● **Raw data**:
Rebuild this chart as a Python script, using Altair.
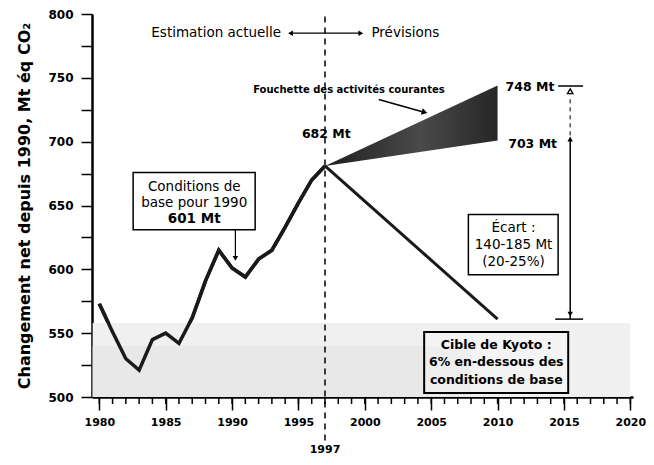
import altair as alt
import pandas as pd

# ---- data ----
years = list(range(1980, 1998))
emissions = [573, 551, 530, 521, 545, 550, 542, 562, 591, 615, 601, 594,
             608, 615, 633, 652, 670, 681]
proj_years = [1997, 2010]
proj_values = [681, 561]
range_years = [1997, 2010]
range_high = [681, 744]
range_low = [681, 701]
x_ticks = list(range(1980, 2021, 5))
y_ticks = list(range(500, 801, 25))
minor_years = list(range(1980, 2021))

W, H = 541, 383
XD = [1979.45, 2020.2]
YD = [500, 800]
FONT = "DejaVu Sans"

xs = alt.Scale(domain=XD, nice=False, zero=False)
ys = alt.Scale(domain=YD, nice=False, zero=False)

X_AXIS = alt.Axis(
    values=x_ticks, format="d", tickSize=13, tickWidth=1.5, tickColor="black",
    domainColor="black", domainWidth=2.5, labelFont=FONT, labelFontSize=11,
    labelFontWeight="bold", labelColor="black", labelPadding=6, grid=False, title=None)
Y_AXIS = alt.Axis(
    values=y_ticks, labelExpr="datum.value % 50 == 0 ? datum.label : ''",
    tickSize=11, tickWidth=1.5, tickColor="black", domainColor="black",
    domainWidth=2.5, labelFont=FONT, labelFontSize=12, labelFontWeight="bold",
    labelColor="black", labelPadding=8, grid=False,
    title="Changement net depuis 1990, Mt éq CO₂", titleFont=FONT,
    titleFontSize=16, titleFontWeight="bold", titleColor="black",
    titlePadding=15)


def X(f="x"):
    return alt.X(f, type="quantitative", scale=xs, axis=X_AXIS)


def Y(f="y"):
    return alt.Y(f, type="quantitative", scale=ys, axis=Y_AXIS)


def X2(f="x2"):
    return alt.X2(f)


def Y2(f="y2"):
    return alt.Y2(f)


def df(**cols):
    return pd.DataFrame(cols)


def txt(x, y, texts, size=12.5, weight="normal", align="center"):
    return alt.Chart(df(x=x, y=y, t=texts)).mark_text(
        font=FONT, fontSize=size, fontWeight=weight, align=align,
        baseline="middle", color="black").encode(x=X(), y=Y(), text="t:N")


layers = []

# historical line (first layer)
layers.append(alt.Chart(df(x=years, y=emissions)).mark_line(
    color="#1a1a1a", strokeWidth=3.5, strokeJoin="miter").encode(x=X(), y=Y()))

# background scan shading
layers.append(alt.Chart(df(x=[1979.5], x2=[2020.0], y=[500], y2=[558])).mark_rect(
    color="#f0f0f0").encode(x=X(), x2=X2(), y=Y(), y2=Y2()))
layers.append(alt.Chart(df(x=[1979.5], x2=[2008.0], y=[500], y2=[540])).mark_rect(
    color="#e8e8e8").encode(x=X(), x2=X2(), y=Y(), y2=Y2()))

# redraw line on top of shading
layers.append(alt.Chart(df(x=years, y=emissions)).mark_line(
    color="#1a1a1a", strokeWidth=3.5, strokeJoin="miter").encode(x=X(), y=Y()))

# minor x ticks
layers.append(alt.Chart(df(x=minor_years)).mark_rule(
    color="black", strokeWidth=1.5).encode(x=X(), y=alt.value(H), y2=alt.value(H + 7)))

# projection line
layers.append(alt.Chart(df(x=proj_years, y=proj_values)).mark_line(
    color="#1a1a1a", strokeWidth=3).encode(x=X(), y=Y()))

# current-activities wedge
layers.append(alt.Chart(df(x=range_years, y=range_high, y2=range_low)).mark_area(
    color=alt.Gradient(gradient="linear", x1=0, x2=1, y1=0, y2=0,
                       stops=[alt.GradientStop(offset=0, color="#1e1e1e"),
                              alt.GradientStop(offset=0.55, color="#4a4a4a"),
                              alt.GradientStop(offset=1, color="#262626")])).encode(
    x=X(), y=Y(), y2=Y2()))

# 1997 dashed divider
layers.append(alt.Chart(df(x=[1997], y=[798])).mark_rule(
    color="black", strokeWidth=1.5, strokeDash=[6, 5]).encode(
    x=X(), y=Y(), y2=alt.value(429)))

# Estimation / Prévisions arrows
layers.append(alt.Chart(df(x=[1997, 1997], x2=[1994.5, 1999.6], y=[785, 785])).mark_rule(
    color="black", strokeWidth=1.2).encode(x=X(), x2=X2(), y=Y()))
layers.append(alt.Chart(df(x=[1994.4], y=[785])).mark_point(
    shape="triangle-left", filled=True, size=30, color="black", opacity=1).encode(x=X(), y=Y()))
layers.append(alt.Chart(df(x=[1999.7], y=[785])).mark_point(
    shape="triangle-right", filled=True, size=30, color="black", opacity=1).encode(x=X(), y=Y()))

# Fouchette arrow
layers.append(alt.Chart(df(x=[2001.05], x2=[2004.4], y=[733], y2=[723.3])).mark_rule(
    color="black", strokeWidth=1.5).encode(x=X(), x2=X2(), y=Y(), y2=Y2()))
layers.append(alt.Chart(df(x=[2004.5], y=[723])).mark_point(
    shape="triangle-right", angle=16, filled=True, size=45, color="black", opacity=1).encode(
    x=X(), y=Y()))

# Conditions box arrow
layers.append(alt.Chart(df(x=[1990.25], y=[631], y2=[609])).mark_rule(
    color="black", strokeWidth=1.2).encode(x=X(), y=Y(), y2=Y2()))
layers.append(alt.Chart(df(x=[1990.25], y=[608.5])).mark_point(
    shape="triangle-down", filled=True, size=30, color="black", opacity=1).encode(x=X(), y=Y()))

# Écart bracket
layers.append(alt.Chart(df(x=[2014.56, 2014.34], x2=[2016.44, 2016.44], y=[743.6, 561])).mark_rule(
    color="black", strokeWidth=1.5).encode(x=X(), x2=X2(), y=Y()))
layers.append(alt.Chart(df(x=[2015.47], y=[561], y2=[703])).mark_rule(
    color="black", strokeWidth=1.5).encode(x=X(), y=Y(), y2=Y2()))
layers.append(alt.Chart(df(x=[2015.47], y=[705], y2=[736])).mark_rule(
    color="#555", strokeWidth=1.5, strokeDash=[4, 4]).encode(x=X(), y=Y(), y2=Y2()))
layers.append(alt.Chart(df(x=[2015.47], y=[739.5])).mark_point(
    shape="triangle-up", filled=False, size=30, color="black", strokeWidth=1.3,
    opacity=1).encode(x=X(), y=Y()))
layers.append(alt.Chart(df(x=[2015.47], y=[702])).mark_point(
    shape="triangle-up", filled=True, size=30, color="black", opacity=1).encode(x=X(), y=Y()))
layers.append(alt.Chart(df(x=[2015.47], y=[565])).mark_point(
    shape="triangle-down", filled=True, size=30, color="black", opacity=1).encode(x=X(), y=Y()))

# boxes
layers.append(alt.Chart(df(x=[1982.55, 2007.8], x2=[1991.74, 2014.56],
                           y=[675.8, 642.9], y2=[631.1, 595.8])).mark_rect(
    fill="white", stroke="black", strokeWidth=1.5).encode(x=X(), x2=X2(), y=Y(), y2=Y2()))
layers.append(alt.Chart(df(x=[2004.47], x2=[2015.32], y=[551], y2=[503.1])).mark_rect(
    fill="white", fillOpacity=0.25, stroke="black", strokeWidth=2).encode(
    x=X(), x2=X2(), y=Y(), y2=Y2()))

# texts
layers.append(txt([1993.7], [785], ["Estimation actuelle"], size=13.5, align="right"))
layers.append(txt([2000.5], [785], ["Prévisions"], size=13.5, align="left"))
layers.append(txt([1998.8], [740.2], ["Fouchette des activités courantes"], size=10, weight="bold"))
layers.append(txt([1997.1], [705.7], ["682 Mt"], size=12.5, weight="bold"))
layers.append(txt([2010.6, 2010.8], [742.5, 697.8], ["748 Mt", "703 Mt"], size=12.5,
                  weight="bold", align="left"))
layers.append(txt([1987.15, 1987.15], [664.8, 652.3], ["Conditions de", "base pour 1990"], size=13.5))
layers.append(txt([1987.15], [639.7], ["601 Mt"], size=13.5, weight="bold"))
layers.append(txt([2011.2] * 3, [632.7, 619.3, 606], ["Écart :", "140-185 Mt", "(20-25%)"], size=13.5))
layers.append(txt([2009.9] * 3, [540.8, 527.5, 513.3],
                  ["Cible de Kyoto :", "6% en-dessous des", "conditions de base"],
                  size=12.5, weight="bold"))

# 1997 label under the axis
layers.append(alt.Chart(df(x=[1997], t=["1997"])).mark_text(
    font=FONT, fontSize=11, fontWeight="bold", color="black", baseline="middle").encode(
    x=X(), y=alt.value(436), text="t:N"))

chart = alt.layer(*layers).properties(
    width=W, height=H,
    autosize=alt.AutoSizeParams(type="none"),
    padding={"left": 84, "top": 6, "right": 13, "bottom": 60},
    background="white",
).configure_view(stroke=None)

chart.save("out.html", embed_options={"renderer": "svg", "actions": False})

● **Task details**: Every line from the start of the listing above through the line with "ys = alt.Scale(domain=YD, nice=False, zero=False)" should be repeated exactly; skip the pictures and add nothing else.

● **The output**:
Rebuild this chart as a Python script, using Altair.
import altair as alt
import pandas as pd

# ---- data ----
years = list(range(1980, 1998))
emissions = [573, 551, 530, 521, 545, 550, 542, 562, 591, 615, 601, 594,
             608, 615, 633, 652, 670, 681]
proj_years = [1997, 2010]
proj_values = [681, 561]
range_years = [1997, 2010]
range_high = [681, 744]
range_low = [681, 701]
x_ticks = list(range(1980, 2021, 5))
y_ticks = list(range(500, 801, 25))
minor_years = list(range(1980, 2021))

W, H = 541, 383
XD = [1979.45, 2020.2]
YD = [500, 800]
FONT = "DejaVu Sans"

xs = alt.Scale(domain=XD, nice=False, zero=False)
ys = alt.Scale(domain=YD, nice=False, zero=False)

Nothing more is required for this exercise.